Secular frequency errors within ±0.5%

Ion positional errors less than 1.2 μm

Enhanced accuracy over previous methods

Abstract

The accurate characterization of the spatial potential generated by a planar electrode in a surface-type Paul trap is of great interest. To achieve this, we employ a simple yet highly precise parametric expression to describe the spatial field of a rectangular-shaped electrode. Based on this, an optimization method is introduced to precisely characterize the axial electric field intensity created by the powered electrode and the stray field. In contrast to existing methods, various types of experimental data, such as the equilibrium position of ions in a linear string, equilibrium positions of single trapped ions and trap frequencies, are utilized for potential estimation in order to mitigate systematic errors.

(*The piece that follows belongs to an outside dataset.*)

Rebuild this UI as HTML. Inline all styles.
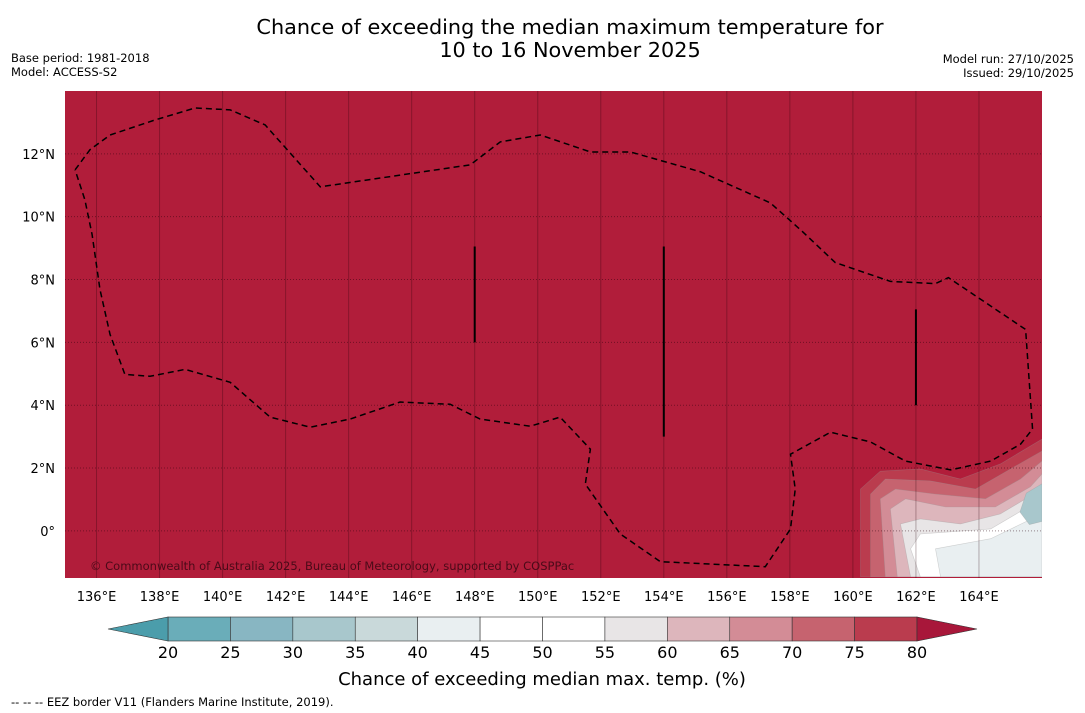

This approach offers significant flexibility in voltage settings for data collection, making it particularly well-suited for surface electrode traps where ion probe trapping height may vary with casual voltage settings. In our demonstration, we successfully minimized the discrepancy between experimental observations and model predictions to an impressive extent. The relative errors of secular frequencies were suppressed within $\pm$ 0.5$\%$, and the positional error of ions was limited to less than 1.2 $\mu$m, all surpassing those achieved by existing methodologies.